PhD Viva Saeedeh

PhD Viva – Saeedeh Ghanadbashi

Title of the thesis: Ontology-Enhanced Decision-Making for Autonomous Agents in Dynamic and Partially Observable Environments

Abstract: Agents are intelligent software or hardware entities that can perceive their environment through sensors and act on it through actuators. Such agents usually operate in dynamic and partially observable environments and make decisions on what actions to take to achieve their goals. In such environments, they often encounter unforeseen situations and their observations may differ from the actual state of the environment. Also, in such challenging environments, not all the goals are known or can be predefined, and therefore agents might need to identify the changes and define new goals or adapt their predefined goals on the fly. To do so, agents face the following challenges; (1) Agents’ observation is often based on incomplete, ambiguous, and noisy sensed data. As a result, distinct states of the environment might appear the same to the agents, and consequently, they fail to take suitable actions. (2) Facing unforeseen situations (i.e., unpredictable or rare events) is unavoidable and agents need to make decisions and take actions on the fly while only accessing incomplete information which can cause uncertainty in the agents’ action selection process.

To address these challenges, collaboration, and practical reasoning techniques have been used to handle agents’ limited knowledge and restricted capabilities, enabling them to adapt to new circumstances or emerging requirements by choosing an action from a predefined set. However, the uncertainty caused by partially observable environments makes reasoning more complex and leads to inconsistencies in many traditional reasoning systems. Also, unforeseen situations may require generating new goals because the agent’s initial goals may no longer be relevant or achievable. Machine Learning (ML) and in particular Reinforcement Learning (RL) algorithms are used to address these challenges, however, depending on the availability of large amounts of data, the presence of predefined goals, or the possibility of inferring goals from expert human demonstrations and no consideration for a huge number of actions and the long exploration periods make their application limited. Other works have employed ontologies, serving as formal knowledge representations, to enable efficient information fusion from diverse sources and provide a comprehensive understanding of the dynamic environment, thus enhancing the agents’ decision-making capabilities in complex and uncertain scenarios. Using ontologies, agents are enabled to use the integrated conceptual features extracted from domain ontologies, which allows them to find optimal or near-optimal actions faster.

This thesis proposes a novel ontology-enhanced decision-making model for autonomous agents, enhancing their performance in dynamic and partially observable environments. This model proposes novel techniques for employing ontologies and reasoning mechanisms to enrich the agents’ domain knowledge, enabling them to interpret unforeseen events, generate new or evolve the current goals accordingly, and ultimately make suitable decisions and improve their performance in the real world.
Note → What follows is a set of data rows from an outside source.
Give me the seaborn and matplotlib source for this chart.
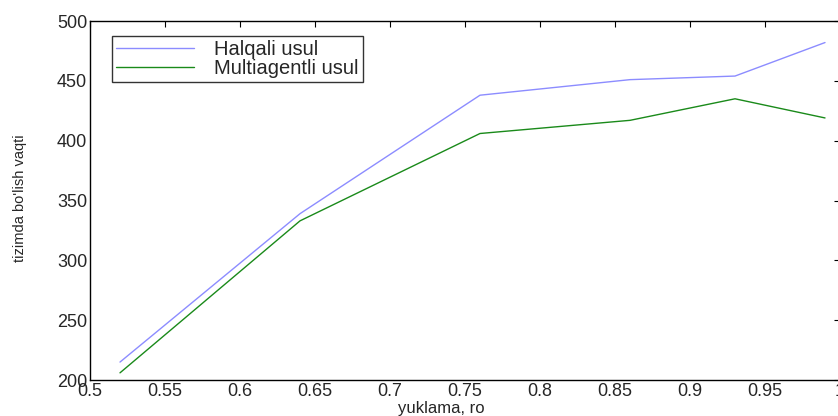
import numpy as np
import pandas as pd
import matplotlib
matplotlib.use("Agg")
import matplotlib.pyplot as plt
import seaborn as sns

# values
ro = [0.52, 0.64, 0.76, 0.86, 0.93, 0.99]
halqali = [215, 339, 438, 451, 454, 482]
multiagent = [206, 333, 406, 417, 435, 419]
series_names = ["Halqali usul", "Multiagentli usul"]
xtick_labels = ["0.5", "0.55", "0.6", "0.65", "0.7", "0.75", "0.8",
                "0.85", "0.9", "0.95", "1"]

df = pd.DataFrame({
    "ro": ro * 2,
    "vaqt": halqali + multiagent,
    "usul": [series_names[0]] * len(ro) + [series_names[1]] * len(ro),
})

sns.set_style("white")
plt.rcParams['font.family'] = ['Liberation Sans', 'DejaVu Sans']

fig = plt.figure(figsize=(8.38, 4.16), dpi=100)
ax = fig.add_axes([0.1074, 0.0865, 0.895, 0.863])

sns.lineplot(data=df, x="ro", y="vaqt", hue="usul",
             palette={series_names[0]: "#8c8cff", series_names[1]: "#1a8a1a"},
             linewidth=1.0, ax=ax, legend=True)

ax.set_xlim(0.5, 1.0)
ax.set_ylim(200, 500)
ax.set_xticks(np.arange(0.5, 1.001, 0.05))
ax.set_xticklabels(xtick_labels)
ax.set_yticks(np.arange(200, 501, 50))
ax.tick_params(direction="in", length=4, width=0.8, labelsize=13,
               top=True, right=True, pad=2, color="black")
for s in ax.spines.values():
    s.set_color("black")
    s.set_linewidth(1.0)

ax.set_xlabel("yuklama, ro", fontsize=12)
ax.xaxis.set_label_coords(0.468, -0.078)
ax.xaxis.label.set_va("center")
ax.set_ylabel("tizimda bo'lish vaqti", fontsize=10.5)
ax.yaxis.set_label_coords(-0.093, 0.507)
ax.yaxis.label.set_va("center")

leg = ax.legend(loc="upper left", bbox_to_anchor=(0.029, 0.958), borderaxespad=0,
                fontsize=14.5, frameon=True, fancybox=False, handlelength=3.9,
                borderpad=0.2, labelspacing=0.0, handletextpad=1.0)
leg.get_frame().set_edgecolor("black")
leg.get_frame().set_linewidth(1.0)

fig.savefig("out.png", dpi=100)
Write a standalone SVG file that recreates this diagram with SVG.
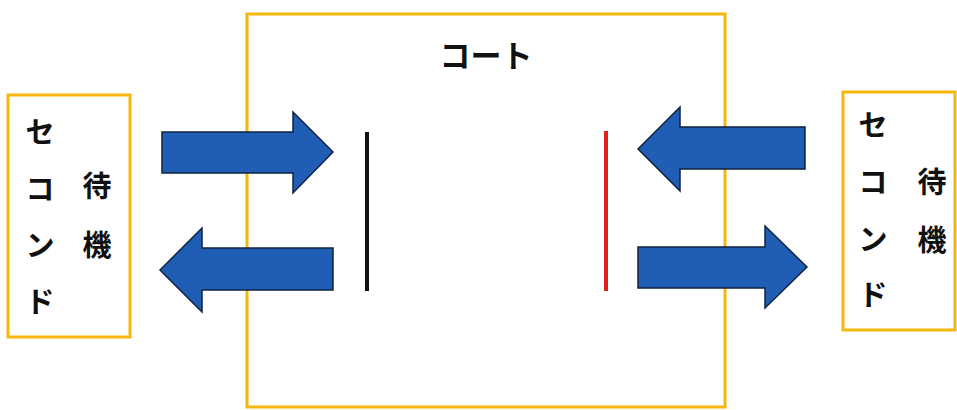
<svg xmlns="http://www.w3.org/2000/svg" width="957" height="410" viewBox="0 0 957 410">
<style>
.frame{fill:none;stroke:#f6b60a;stroke-width:3}
.arrow{fill:#1f5eb4;stroke:#10233f;stroke-width:1.5;stroke-linejoin:miter}
.lbl{font-family:"Noto Sans CJK JP","Noto Sans CJK SC",sans-serif;font-weight:bold;fill:#111;text-anchor:middle;dominant-baseline:central;font-size:29px}
</style>
<rect width="957" height="410" fill="#fff"/>
<g id="court">
<rect class="frame" x="247" y="14" width="478" height="393"/>
<text class="lbl" x="486" y="53" style="font-size:31px">コート</text>
</g>
<g id="left-second">
<rect class="frame" x="8" y="95" width="122" height="242"/>
<text class="lbl" x="40" y="130">セ</text>
<text class="lbl" x="40" y="187">コ</text>
<text class="lbl" x="40" y="243">ン</text>
<text class="lbl" x="40" y="300">ド</text>
<text class="lbl" x="97" y="184">待</text>
<text class="lbl" x="97" y="243">機</text>
</g>
<g id="right-second">
<rect class="frame" x="843" y="92" width="112" height="238"/>
<text class="lbl" x="873" y="123">セ</text>
<text class="lbl" x="873" y="180">コ</text>
<text class="lbl" x="873" y="237">ン</text>
<text class="lbl" x="873" y="293">ド</text>
<text class="lbl" x="932" y="180">待</text>
<text class="lbl" x="932" y="238">機</text>
</g>
<g id="black-player">
<line x1="367" y1="132" x2="367" y2="291" stroke="#111" stroke-width="4"/>
</g>
<g id="red-player">
<line x1="606" y1="131" x2="606" y2="291" stroke="#e0201a" stroke-width="4"/>
</g>
<g id="connectors">
<polygon class="arrow" points="162,132 293,132 293,112 333,152 293,193 293,173 162,173"/>
<polygon class="arrow" points="333,248 202,248 202,228 160,270 202,312 202,290 333,290"/>
<polygon class="arrow" points="805,127 680,127 680,107 638,149 680,191 680,169 805,169"/>
<polygon class="arrow" points="638,247 765,247 765,226 807,267 765,308 765,288 638,288"/>
</g>
</svg>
Specifically, the contributions of this thesis are as follows: (1) An ontology-based observation modeling method is proposed where agents’ partial observations are improved on a real-time basis by using prior ontological knowledge. (2) A novel ontology-enhanced decision-making model (OntoDeM) is proposed that allows agents to successfully handle unforeseen situations on the fly in dynamic and partially observable environments by enabling them to evolve their goals or generate new ones. (3) Implementation and evaluation of the proposed model in four different real-world application areas and addressing their challenging problems by employing the relevant methods from the proposed model.

The proposed model is compared to traditional learning algorithms including Q-learning, SARSA, and Deep Q Network, and state-of-the-art methods including Proximal Policy Optimization (PPO), Trust Region Policy Optimization (TRPO), and Deep Deterministic Policy Gradient (DDPG). The results show that OntoDeM can improve the agents’ observation and decision-making, which consequently improves their performance in dynamic and partially observable environments.